**Exercise aim**
Please report every line from the material that contains the word "this".

-- begin Dataset entries --

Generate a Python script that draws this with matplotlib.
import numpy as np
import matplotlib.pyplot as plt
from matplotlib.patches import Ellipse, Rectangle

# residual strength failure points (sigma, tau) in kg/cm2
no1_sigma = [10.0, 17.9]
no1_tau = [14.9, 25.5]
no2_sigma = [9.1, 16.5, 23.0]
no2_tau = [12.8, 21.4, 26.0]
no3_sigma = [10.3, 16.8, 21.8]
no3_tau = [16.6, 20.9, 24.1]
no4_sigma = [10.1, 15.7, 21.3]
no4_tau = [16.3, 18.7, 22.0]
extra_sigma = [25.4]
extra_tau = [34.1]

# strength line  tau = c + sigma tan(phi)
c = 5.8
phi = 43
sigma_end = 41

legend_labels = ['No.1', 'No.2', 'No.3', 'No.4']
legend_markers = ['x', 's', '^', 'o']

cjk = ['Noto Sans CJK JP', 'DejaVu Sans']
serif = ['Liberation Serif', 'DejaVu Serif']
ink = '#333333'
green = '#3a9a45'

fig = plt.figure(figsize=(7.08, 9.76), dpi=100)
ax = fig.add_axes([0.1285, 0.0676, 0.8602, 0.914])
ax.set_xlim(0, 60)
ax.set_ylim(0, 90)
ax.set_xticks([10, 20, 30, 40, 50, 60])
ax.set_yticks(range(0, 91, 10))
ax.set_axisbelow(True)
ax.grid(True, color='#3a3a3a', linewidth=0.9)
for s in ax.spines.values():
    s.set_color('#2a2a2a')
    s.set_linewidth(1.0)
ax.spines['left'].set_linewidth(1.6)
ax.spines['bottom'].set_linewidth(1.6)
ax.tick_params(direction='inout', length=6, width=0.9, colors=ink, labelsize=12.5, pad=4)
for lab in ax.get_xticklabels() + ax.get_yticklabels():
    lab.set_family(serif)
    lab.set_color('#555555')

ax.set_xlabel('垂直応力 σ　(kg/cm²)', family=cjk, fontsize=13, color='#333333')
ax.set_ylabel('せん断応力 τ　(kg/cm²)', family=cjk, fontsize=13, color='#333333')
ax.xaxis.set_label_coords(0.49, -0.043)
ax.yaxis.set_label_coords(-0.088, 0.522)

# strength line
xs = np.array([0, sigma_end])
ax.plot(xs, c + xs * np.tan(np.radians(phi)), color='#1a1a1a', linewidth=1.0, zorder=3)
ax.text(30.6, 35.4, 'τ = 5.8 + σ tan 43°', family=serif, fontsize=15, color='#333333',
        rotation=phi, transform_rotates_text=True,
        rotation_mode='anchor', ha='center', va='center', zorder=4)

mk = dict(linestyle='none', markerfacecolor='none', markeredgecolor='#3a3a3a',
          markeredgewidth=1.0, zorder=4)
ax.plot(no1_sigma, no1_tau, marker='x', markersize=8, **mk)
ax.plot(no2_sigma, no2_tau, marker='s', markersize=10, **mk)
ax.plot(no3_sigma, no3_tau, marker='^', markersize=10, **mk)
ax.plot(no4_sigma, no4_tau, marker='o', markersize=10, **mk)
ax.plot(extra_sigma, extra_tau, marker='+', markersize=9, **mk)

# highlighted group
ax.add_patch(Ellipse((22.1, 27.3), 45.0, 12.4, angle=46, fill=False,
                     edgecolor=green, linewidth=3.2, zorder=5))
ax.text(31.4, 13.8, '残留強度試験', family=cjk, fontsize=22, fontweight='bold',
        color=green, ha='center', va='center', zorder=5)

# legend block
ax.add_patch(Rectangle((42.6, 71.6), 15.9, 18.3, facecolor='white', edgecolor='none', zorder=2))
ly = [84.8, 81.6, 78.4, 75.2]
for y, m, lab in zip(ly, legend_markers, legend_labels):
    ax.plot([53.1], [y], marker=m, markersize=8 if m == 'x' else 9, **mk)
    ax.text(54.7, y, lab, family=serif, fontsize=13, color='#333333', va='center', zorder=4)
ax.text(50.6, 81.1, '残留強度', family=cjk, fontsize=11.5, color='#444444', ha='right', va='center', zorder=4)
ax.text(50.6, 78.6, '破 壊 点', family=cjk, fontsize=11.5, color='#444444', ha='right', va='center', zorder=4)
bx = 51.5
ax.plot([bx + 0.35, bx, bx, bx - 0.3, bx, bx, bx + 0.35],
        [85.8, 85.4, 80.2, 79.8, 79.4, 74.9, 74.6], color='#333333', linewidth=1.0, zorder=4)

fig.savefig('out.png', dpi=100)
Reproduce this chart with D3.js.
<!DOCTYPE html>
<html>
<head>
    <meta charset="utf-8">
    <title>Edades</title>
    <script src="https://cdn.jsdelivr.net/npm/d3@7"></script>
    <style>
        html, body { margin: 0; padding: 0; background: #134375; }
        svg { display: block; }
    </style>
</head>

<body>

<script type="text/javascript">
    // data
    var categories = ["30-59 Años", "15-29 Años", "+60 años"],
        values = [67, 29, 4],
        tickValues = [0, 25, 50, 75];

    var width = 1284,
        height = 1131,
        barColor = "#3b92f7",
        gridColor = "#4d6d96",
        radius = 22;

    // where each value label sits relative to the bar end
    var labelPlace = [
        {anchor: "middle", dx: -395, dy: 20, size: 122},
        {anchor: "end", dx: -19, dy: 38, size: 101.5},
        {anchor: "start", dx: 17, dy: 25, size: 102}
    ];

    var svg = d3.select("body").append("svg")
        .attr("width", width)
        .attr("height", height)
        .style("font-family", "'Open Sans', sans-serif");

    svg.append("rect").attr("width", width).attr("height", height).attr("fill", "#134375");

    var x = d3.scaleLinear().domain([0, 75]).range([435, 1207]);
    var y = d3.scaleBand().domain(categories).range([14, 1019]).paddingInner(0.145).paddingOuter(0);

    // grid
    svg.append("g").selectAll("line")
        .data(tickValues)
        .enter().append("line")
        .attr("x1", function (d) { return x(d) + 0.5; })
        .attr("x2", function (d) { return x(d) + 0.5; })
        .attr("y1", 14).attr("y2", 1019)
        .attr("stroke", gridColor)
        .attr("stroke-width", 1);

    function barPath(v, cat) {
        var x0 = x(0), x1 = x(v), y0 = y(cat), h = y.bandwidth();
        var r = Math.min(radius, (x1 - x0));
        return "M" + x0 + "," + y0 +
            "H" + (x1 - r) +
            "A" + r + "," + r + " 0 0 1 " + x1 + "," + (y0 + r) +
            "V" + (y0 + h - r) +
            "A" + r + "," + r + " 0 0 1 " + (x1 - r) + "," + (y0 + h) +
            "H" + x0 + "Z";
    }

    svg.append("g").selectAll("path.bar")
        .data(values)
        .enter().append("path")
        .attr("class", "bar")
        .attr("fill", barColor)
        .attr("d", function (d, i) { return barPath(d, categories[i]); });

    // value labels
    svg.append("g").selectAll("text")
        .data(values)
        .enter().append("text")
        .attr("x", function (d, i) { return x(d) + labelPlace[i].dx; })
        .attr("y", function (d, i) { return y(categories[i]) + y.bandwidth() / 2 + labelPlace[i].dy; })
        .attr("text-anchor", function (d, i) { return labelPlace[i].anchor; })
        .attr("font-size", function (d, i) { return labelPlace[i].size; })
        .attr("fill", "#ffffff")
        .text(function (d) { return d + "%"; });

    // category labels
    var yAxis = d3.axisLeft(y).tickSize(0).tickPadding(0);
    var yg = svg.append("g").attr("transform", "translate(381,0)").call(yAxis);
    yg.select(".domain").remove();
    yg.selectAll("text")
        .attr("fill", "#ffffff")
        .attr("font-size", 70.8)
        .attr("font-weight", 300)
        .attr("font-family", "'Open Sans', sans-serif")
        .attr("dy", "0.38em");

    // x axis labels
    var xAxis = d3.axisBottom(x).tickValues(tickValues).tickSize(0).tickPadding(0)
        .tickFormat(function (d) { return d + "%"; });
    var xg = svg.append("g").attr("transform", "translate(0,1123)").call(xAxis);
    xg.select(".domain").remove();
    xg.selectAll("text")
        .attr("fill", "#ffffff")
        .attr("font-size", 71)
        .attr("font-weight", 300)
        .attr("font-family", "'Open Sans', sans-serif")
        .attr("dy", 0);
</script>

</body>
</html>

-- end Dataset entries --
-- begin Dataset entries --

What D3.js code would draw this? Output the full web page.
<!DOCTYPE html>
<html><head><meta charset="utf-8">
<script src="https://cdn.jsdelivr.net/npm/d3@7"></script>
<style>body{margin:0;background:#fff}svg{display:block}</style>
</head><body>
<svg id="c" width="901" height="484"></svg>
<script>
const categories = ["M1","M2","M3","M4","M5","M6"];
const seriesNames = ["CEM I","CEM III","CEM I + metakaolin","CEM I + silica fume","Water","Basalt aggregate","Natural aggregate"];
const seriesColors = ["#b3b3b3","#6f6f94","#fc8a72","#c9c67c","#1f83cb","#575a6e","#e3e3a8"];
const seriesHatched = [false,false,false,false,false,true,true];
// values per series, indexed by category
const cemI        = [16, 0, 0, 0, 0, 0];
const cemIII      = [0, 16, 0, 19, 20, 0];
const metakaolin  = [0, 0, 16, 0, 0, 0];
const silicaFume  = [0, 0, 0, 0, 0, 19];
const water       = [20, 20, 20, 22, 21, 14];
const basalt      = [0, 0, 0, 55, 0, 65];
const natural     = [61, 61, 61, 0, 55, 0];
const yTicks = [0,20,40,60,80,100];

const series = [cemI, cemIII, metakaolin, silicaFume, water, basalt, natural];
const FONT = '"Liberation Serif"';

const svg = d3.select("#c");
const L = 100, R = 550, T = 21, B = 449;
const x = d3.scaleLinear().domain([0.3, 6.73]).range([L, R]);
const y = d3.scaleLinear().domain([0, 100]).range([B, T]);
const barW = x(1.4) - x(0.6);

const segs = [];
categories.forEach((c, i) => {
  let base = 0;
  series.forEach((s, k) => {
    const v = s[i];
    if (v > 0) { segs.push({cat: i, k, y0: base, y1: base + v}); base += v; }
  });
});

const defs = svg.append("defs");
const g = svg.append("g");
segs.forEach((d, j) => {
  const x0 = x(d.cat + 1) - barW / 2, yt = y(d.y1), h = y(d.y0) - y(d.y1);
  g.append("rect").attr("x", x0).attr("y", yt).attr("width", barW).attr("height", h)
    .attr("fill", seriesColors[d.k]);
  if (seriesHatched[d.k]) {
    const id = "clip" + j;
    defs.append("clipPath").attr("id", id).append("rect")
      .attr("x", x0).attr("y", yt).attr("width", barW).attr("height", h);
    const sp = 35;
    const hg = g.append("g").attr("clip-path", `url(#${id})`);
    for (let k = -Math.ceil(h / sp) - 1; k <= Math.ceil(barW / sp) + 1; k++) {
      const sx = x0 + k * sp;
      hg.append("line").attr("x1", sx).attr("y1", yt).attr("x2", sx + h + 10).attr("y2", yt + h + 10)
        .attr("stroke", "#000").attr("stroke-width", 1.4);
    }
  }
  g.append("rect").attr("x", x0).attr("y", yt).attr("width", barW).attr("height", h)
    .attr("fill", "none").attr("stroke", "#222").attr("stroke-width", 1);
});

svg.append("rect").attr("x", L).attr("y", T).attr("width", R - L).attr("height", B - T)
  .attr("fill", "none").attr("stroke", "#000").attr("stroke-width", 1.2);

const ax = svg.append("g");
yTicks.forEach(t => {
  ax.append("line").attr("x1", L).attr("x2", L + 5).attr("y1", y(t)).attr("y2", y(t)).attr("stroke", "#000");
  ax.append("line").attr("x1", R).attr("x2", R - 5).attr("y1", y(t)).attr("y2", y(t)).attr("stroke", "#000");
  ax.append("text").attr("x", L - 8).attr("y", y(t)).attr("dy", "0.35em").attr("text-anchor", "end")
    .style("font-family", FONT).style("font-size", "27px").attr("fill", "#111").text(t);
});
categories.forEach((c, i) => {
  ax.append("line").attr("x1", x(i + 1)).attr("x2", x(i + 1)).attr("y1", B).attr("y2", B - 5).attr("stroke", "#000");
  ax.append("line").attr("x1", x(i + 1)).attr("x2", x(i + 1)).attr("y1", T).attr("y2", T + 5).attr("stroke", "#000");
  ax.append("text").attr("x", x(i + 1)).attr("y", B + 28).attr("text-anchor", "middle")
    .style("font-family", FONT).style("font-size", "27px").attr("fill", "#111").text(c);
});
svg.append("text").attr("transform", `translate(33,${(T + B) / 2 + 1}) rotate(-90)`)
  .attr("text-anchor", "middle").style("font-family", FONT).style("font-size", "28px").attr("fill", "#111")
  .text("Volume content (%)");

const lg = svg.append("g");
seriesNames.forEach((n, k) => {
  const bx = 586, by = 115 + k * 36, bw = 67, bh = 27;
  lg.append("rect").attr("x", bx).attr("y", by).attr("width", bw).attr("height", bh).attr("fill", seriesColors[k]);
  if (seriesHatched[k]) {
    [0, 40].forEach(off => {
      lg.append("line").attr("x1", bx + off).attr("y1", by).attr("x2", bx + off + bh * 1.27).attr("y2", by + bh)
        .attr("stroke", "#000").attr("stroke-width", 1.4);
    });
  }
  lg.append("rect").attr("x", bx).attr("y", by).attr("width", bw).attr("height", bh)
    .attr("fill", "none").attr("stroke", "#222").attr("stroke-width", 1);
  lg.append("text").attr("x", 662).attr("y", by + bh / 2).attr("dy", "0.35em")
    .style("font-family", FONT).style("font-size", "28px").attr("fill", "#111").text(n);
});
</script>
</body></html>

-- end Dataset entries --

**Complete response**
Generate a Python script that draws this with matplotlib.
Reproduce this chart with D3.js.
What D3.js code would draw this? Output the full web page.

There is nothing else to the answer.